En 1995, Robert Bourrasa, Pierre-Eliott Trudeau, Maurice Richard, Dédé Fortin, Pierre Péadeau et Marie Soleil-Tougas étaient toujours en vie, libres de voter.

En 1995, le bad-boy révolutionnaire Gabriel Nadeau-Dubois était à la maternelle. Léo Bureau-Blouin avait 4 ans. Martine Desjardins était pratiquement grand-mère à l’âge de 14 ans. Plus du tiers du caucus fédéral du NPD s’échangeait des sandwichs aux tomates dans les concombres. Même l’ex-candidate populaire à la mairie de Montréal Mélanie Joly était trop jeune pour se prononcer sur le futur du Québec.

Dans les élections du 7 avril, 26,4% des électeurs inscrits étaient né.e.s après 1978 et étaient donc trop jeunes pour voter la dernière fois que le Québec se penchait sur la question nationale. C’est plus de 1,5 millions d’électeurs et d’électrices au Québec qui ne se sont jamais même faits poser la question.

Pourtant nous continuons de traiter chaque élection comme s’il s’agissait d’un référendum sur un référendum. Nous continuons d’avoir si peur de nous faire poser une question que nous sommes prêt.e.s à délaisser tout autres enjeux.

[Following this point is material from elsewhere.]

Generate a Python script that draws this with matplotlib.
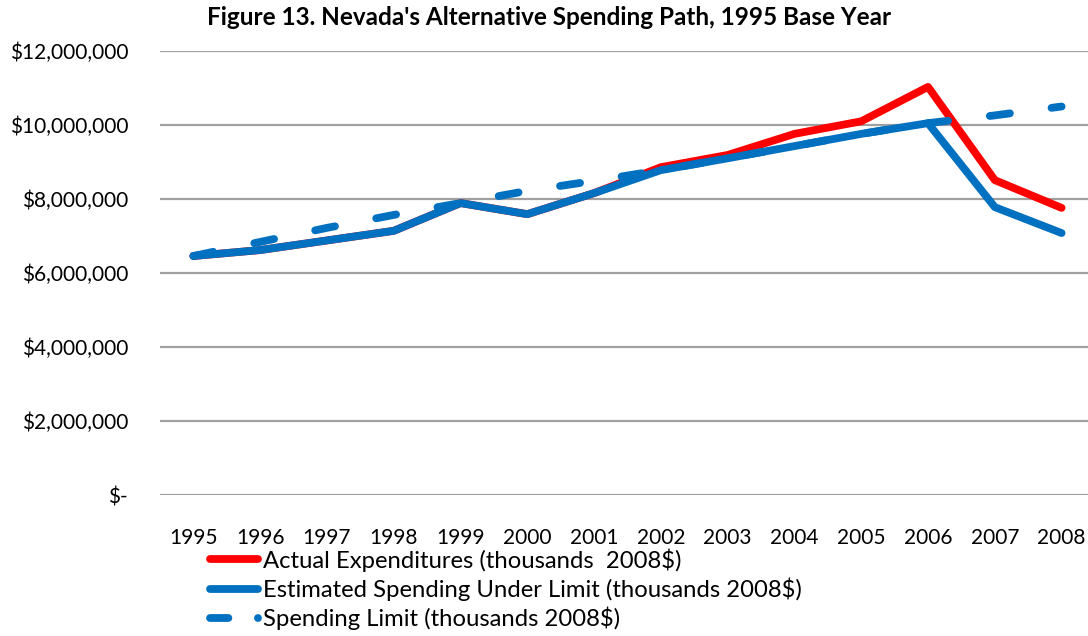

Tout ça n’est pas sain pour notre santé personnelle ou collective, mes ami.e.s, et il faut que ça cesse. Parfois, nous avons besoin de nous lancer dans ces conversations difficiles. Parfois, nous devons nous réunir pour discuter de comment nous envisageons l’évolution de nos communautés. Parfois, nous devons conquérir des mauvais souvenirs et réessayer de se parler. Des consultations une fois par génération sont nécessaires pour retrouver un peu de paix, même si elle n’est que temporaire. Sans ses consultations, ou si on continue de les rejeter et de les démoniser à tout coup, nous allons continuer de nous perdre dans un cercle vicieux de peur, de haine et de paranoïa. Sans elles, nous allons nous retrouver vieux, amers, et franchement, sans vie.